Monumen dapat pula didirikan dengan maksud
untuk menghargai pahlawan yang telah tiada, sehingga diharapkan sikap
dan teladan para pejuang dan pahlawan tersebut dapat diambil pelajaran
berharga untuk generasi berikutnya. Disisi lain, pembangunan monument
juga dapat mengandung 4 (empat) unsur kegunaan, yaitu untuk mendidik
(edukatif), memberi pengajaran (instruktif), mengilhami (inspiratif),
dan juga sebagai sarana hiburan (rekreatif). Monumen sebagai relik
sejarah dapat berupa patung, relief, tugu, batu, tembok, museum yang
didalamnya terdapat banyak peninggalan-peninggalan benda-benda
bersejarah, dan banyak macam lainnya.
Sultan Hamid II (Sang
Perancang Lambang Negara Indonesia – Garuda Pancasila) merupakan salah
seorang putra bangsa yang menjadi pahlawan atas kiprahnya dalam
kenegaraan di Indonesia maupun Internasional. Sultan Hamid II sepatutnya
mendapat tempat istimewa dalam sejarah perjuangan kemerdekaan dan
kedaulatan Indonesia. Khususnya di Pontianak – Kalimantan Barat. Saya
menawarkan opsi tersebut. Jelas, Sultan Hamid II memberikan banyak
sumbangsih bagi bangsa ini, bagi Negara ini. Monumen Garuda Pancasila
dan Sultan Hamid II menjadi daya tawar atau solusi atas kegaduhan di
Kota ini terkait Patung Kuntilanak.
Di Pontianak, Ibu Kota
Provinsi Kalimantan Barat di Indonesia bisa kita dapatkan berbagai
monument sejarah atas perjalanan sejarah wilayahnya, salah satunya
adalah Monumen (Tugu) Khatulistiwa. Namun, tak dapat kita jumpai monumen
sejarah (patung/tugu) yang mencerminkan ketokohan atau kepahlawanan
atas perjuangan tokoh di wilayah Pontianak – Kalimantan Barat. Sedangkan
di daerah-daerah lain di Indonesia, kita dapat melihat secara jelas
bagaimana penghargaan setinggi-tingginya terhadap pahlawan atau tokoh
pada wilayah masing-masing. Penghargaan tersebut diejawantahkan kedalam
sebuah monumen sejarah seperti patung tokoh-tokoh pahlawan bangsa.
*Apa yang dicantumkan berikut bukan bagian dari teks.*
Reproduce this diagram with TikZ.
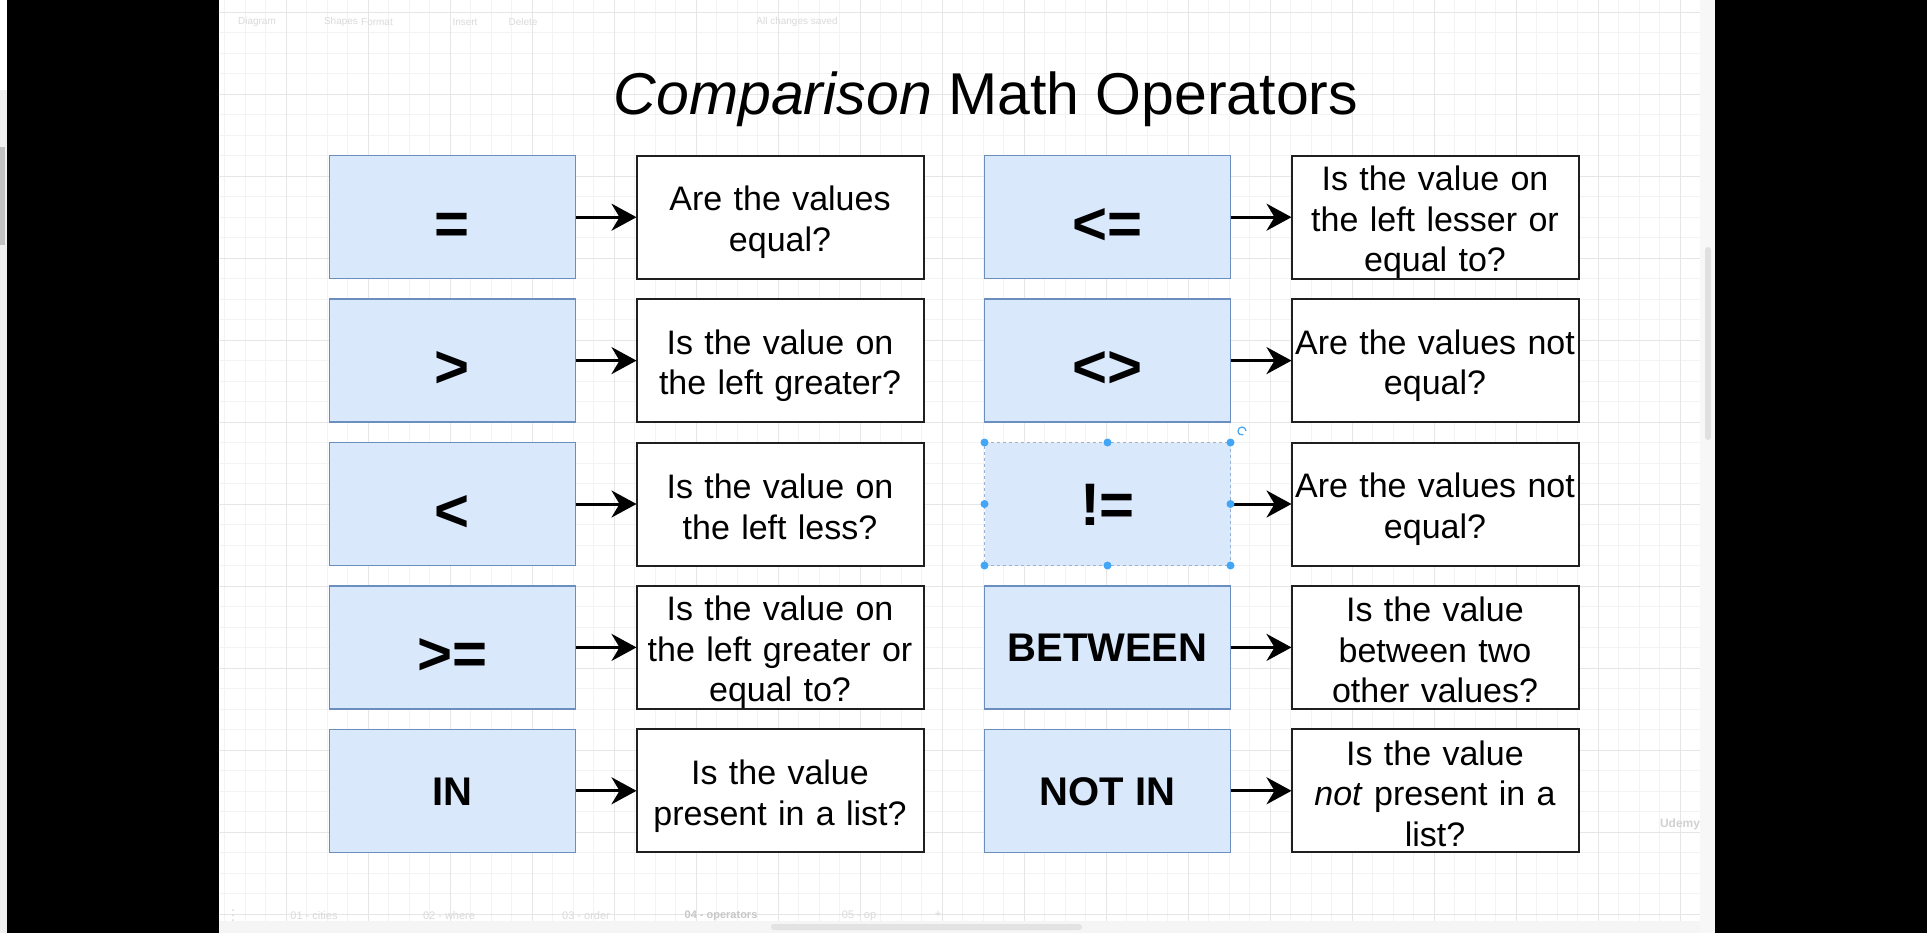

Atau, solusi lain barangkali, dapat dibangun Monumen “Perahu Lancang
Kuning”, Monumen “Telok Belanga”, Monumen “Kopi Pancong”, dan lainnya
yang tak lepas dari kehidupan budaya masyarakat asli Kota Pontianak.
Masih banyak pilihan lain yang lebih argumentatif, dan semoga kita dapat
lebih rasional dalam menentukan sebuah langkah pembangunan.